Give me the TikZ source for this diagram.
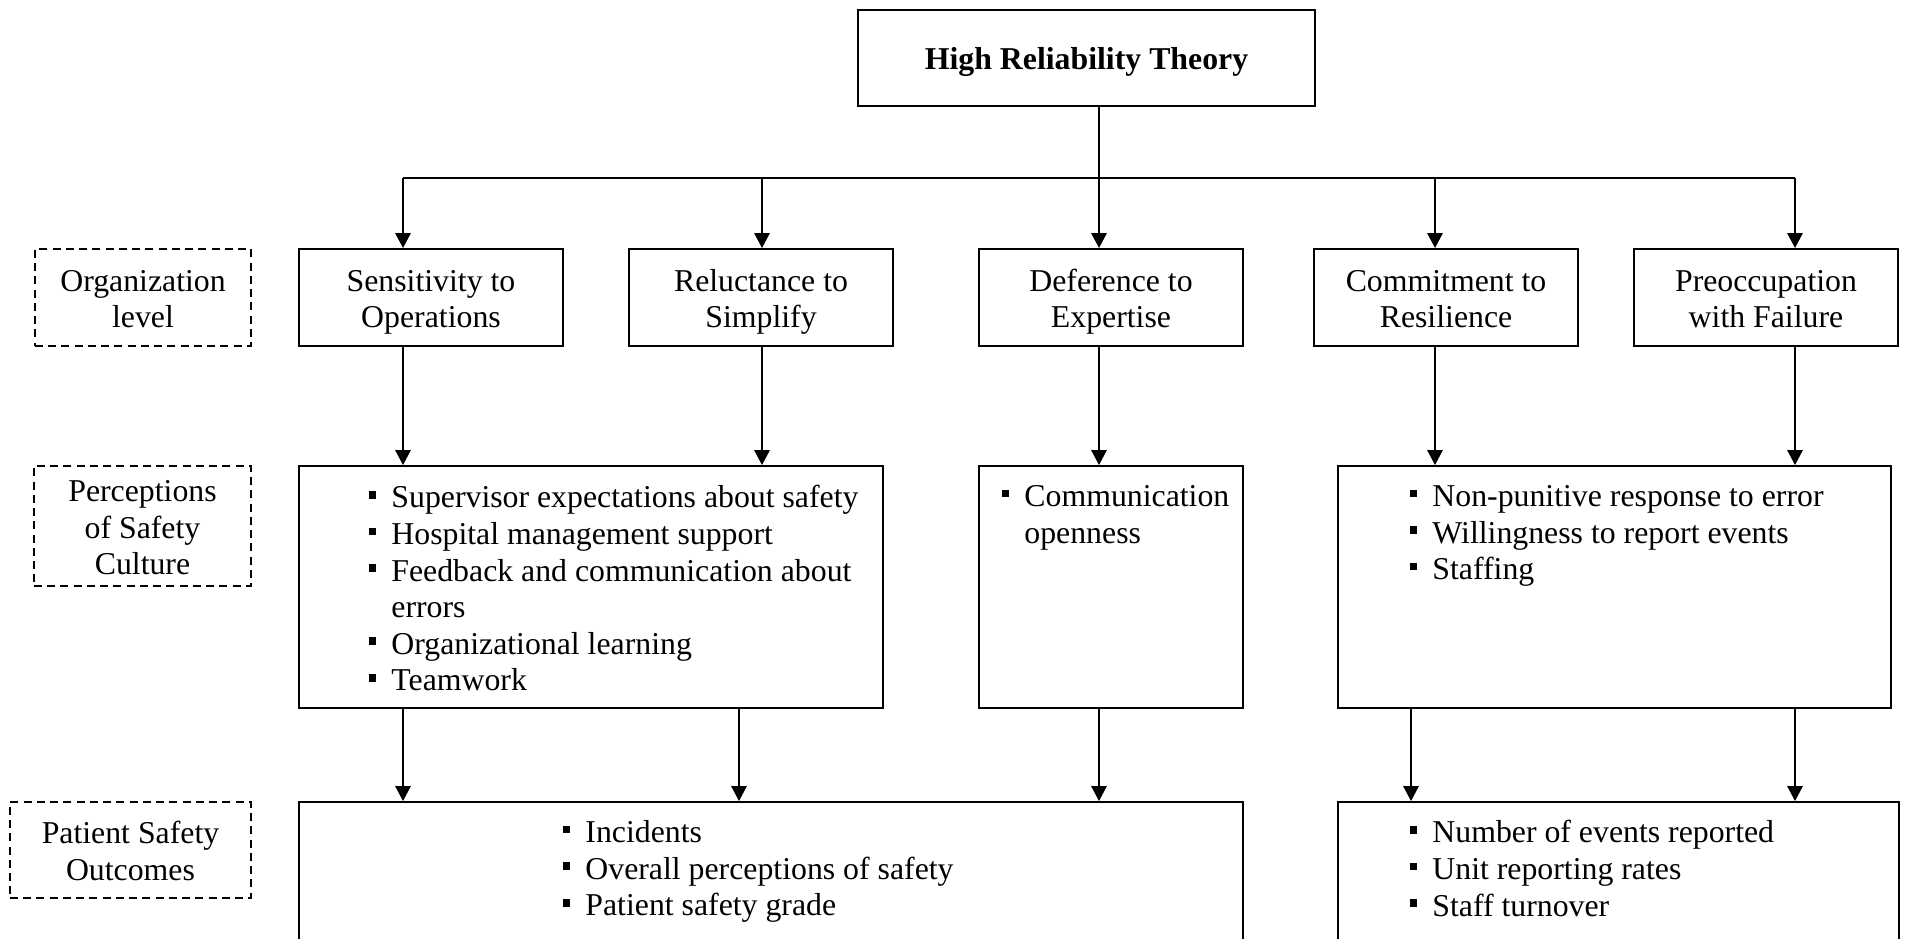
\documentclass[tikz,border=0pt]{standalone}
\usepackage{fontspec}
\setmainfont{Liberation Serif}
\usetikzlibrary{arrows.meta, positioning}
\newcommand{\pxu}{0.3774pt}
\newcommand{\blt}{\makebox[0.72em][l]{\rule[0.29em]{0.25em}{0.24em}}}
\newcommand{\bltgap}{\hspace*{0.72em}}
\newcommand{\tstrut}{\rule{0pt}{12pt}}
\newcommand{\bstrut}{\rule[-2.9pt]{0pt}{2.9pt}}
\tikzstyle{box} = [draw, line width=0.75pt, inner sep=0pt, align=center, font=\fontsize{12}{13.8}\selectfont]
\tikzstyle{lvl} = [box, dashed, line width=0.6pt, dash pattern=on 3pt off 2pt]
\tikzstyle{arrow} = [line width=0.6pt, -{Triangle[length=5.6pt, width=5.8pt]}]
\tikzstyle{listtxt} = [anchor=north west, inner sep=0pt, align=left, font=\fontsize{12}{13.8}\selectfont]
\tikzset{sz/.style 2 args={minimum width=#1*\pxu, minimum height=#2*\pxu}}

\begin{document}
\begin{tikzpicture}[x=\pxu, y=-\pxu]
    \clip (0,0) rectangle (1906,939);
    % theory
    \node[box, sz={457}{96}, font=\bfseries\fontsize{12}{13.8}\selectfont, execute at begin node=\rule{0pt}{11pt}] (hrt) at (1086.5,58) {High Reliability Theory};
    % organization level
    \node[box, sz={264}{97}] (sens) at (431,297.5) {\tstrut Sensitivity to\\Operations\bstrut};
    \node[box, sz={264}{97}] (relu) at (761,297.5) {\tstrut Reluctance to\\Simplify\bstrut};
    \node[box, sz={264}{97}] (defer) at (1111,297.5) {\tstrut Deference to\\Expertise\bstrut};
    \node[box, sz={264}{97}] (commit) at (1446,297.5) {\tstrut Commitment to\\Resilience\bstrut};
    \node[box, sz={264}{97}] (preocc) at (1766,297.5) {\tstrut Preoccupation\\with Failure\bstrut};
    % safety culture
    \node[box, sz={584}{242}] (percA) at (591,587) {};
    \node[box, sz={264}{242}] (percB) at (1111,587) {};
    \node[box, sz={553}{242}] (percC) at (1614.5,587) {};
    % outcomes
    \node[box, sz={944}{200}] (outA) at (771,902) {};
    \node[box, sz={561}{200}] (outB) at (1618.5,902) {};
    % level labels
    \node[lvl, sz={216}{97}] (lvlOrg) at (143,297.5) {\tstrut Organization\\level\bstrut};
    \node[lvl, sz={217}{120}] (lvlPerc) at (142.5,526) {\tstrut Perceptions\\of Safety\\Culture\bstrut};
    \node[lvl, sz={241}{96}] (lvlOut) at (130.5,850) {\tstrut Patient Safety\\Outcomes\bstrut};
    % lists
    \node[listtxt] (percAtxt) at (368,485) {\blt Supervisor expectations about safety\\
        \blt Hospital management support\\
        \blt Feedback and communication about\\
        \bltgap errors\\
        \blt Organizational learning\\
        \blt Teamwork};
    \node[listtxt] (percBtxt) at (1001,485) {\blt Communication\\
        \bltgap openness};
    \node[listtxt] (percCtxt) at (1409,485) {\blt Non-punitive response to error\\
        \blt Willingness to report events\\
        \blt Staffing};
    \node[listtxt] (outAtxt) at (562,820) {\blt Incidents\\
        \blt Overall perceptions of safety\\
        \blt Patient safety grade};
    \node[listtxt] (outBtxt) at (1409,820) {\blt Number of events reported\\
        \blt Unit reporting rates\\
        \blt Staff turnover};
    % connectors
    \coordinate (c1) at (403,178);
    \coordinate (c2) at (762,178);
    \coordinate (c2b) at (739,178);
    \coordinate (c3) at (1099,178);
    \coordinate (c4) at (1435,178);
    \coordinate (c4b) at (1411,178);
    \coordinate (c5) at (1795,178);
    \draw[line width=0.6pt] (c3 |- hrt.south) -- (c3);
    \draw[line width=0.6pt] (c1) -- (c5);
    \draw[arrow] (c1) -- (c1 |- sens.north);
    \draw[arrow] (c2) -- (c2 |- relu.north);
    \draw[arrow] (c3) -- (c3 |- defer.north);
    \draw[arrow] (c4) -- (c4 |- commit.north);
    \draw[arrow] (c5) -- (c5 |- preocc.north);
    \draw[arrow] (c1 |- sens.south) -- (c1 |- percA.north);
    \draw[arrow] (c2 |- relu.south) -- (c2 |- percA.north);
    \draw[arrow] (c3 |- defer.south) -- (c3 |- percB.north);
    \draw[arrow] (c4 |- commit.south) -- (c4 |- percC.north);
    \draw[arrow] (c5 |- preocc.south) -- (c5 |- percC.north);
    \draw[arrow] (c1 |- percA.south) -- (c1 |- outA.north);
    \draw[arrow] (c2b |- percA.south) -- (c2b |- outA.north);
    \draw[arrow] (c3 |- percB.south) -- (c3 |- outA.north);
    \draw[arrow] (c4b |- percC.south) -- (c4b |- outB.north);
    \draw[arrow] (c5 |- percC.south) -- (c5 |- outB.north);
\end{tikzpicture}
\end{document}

> [PROMPT] Print out the material word for word, omitting the pictures.

> [SOLVED PROBLEM]
Give me the TikZ source for this diagram.
\documentclass[tikz,border=0pt]{standalone}
\usepackage{fontspec}
\setmainfont{Liberation Serif}
\usetikzlibrary{arrows.meta, positioning}
\newcommand{\pxu}{0.3774pt}
\newcommand{\blt}{\makebox[0.72em][l]{\rule[0.29em]{0.25em}{0.24em}}}
\newcommand{\bltgap}{\hspace*{0.72em}}
\newcommand{\tstrut}{\rule{0pt}{12pt}}
\newcommand{\bstrut}{\rule[-2.9pt]{0pt}{2.9pt}}
\tikzstyle{box} = [draw, line width=0.75pt, inner sep=0pt, align=center, font=\fontsize{12}{13.8}\selectfont]
\tikzstyle{lvl} = [box, dashed, line width=0.6pt, dash pattern=on 3pt off 2pt]
\tikzstyle{arrow} = [line width=0.6pt, -{Triangle[length=5.6pt, width=5.8pt]}]
\tikzstyle{listtxt} = [anchor=north west, inner sep=0pt, align=left, font=\fontsize{12}{13.8}\selectfont]
\tikzset{sz/.style 2 args={minimum width=#1*\pxu, minimum height=#2*\pxu}}

\begin{document}
\begin{tikzpicture}[x=\pxu, y=-\pxu]
    \clip (0,0) rectangle (1906,939);
    % theory
    \node[box, sz={457}{96}, font=\bfseries\fontsize{12}{13.8}\selectfont, execute at begin node=\rule{0pt}{11pt}] (hrt) at (1086.5,58) {High Reliability Theory};
    % organization level
    \node[box, sz={264}{97}] (sens) at (431,297.5) {\tstrut Sensitivity to\\Operations\bstrut};
    \node[box, sz={264}{97}] (relu) at (761,297.5) {\tstrut Reluctance to\\Simplify\bstrut};
    \node[box, sz={264}{97}] (defer) at (1111,297.5) {\tstrut Deference to\\Expertise\bstrut};
    \node[box, sz={264}{97}] (commit) at (1446,297.5) {\tstrut Commitment to\\Resilience\bstrut};
    \node[box, sz={264}{97}] (preocc) at (1766,297.5) {\tstrut Preoccupation\\with Failure\bstrut};
    % safety culture
    \node[box, sz={584}{242}] (percA) at (591,587) {};
    \node[box, sz={264}{242}] (percB) at (1111,587) {};
    \node[box, sz={553}{242}] (percC) at (1614.5,587) {};
    % outcomes
    \node[box, sz={944}{200}] (outA) at (771,902) {};
    \node[box, sz={561}{200}] (outB) at (1618.5,902) {};
    % level labels
    \node[lvl, sz={216}{97}] (lvlOrg) at (143,297.5) {\tstrut Organization\\level\bstrut};
    \node[lvl, sz={217}{120}] (lvlPerc) at (142.5,526) {\tstrut Perceptions\\of Safety\\Culture\bstrut};
    \node[lvl, sz={241}{96}] (lvlOut) at (130.5,850) {\tstrut Patient Safety\\Outcomes\bstrut};
    % lists
    \node[listtxt] (percAtxt) at (368,485) {\blt Supervisor expectations about safety\\
        \blt Hospital management support\\
        \blt Feedback and communication about\\
        \bltgap errors\\
        \blt Organizational learning\\
        \blt Teamwork};
    \node[listtxt] (percBtxt) at (1001,485) {\blt Communication\\
        \bltgap openness};
    \node[listtxt] (percCtxt) at (1409,485) {\blt Non-punitive response to error\\
        \blt Willingness to report events\\
        \blt Staffing};
    \node[listtxt] (outAtxt) at (562,820) {\blt Incidents\\
        \blt Overall perceptions of safety\\
        \blt Patient safety grade};
    \node[listtxt] (outBtxt) at (1409,820) {\blt Number of events reported\\
        \blt Unit reporting rates\\
        \blt Staff turnover};
    % connectors
    \coordinate (c1) at (403,178);
    \coordinate (c2) at (762,178);
    \coordinate (c2b) at (739,178);
    \coordinate (c3) at (1099,178);
    \coordinate (c4) at (1435,178);
    \coordinate (c4b) at (1411,178);
    \coordinate (c5) at (1795,178);
    \draw[line width=0.6pt] (c3 |- hrt.south) -- (c3);
    \draw[line width=0.6pt] (c1) -- (c5);
    \draw[arrow] (c1) -- (c1 |- sens.north);
    \draw[arrow] (c2) -- (c2 |- relu.north);
    \draw[arrow] (c3) -- (c3 |- defer.north);
    \draw[arrow] (c4) -- (c4 |- commit.north);
    \draw[arrow] (c5) -- (c5 |- preocc.north);
    \draw[arrow] (c1 |- sens.south) -- (c1 |- percA.north);
    \draw[arrow] (c2 |- relu.south) -- (c2 |- percA.north);
    \draw[arrow] (c3 |- defer.south) -- (c3 |- percB.north);
    \draw[arrow] (c4 |- commit.south) -- (c4 |- percC.north);
    \draw[arrow] (c5 |- preocc.south) -- (c5 |- percC.north);
    \draw[arrow] (c1 |- percA.south) -- (c1 |- outA.north);
    \draw[arrow] (c2b |- percA.south) -- (c2b |- outA.north);
    \draw[arrow] (c3 |- percB.south) -- (c3 |- outA.north);
    \draw[arrow] (c4b |- percC.south) -- (c4b |- outB.north);
    \draw[arrow] (c5 |- percC.south) -- (c5 |- outB.north);
\end{tikzpicture}
\end{document}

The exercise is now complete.